On May 10, Birmingham's storeowners and black leaders reached an agreement. It included a provision to integrate drinking fountains and restrooms within thirty days and lunch counters within sixty days.
The Bombings in Birmingham
It appeared to Kennedy that Birmingham had been a victory. Just as he was settling in at Camp David, near midnight on May 11, bombs soared through the windows of King's empty room at the Gatson Motel and the Birmingham home of A. D. King, Martin Luther King Jr.'s brother. No one was hurt; earlier that day Martin Luther King had left Birmingham to return to his home in Atlanta. Black residents swarmed the streets, angry that the bombing of the motel occurred right under the noses of the Alabama state troopers. Police officers were assaulted with bricks and bottles. Kennedy awoke to the news early Sunday morning.
“This Government will do whatever must be done to preserve order, to protect the lives of its citizens, and to uphold the law of the land…. The Birmingham agreement was and is a fair and just accord. It recognized the fundamental right of all citizens to be accorded equal treatment and opportunity.”

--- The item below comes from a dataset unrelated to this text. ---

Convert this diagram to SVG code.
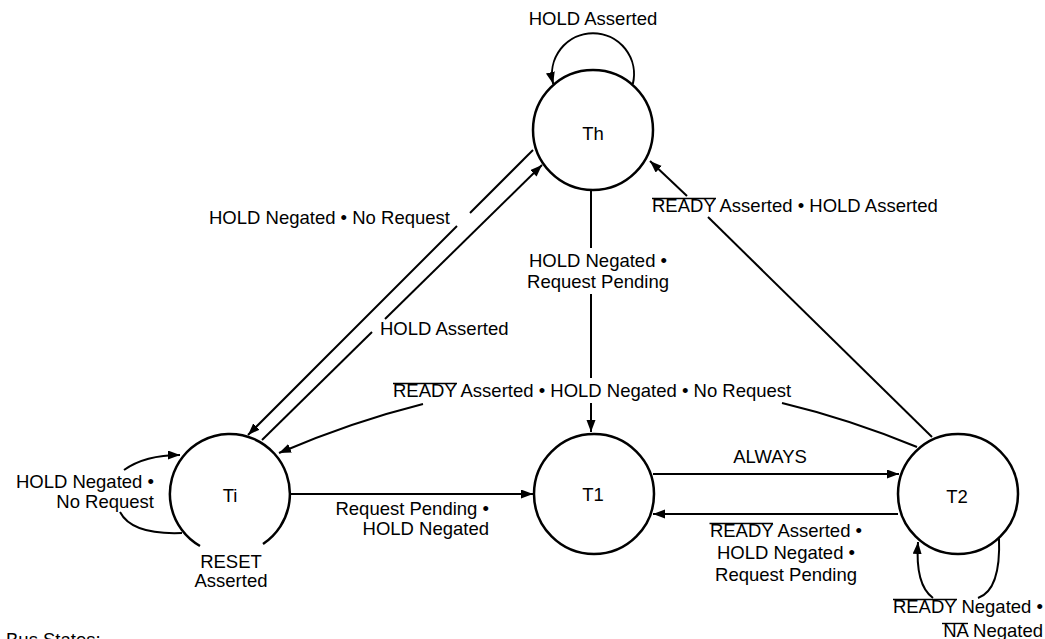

Kennedy returned to Washington and met with advisors. He first wanted to know what King intended to do. Burke Marshall called King, who was preparing to return to Birmingham and settle the community. Although King was resolved to quiet the situation without troops, Kennedy did not want to take any chances. He federalized the Alabama National Guard and placed army troops near Birmingham on alert. Once again, Kennedy addressed the nation. In a five-minute speech that night, he urged an end to the violence and attested to his commitment to upholding the law.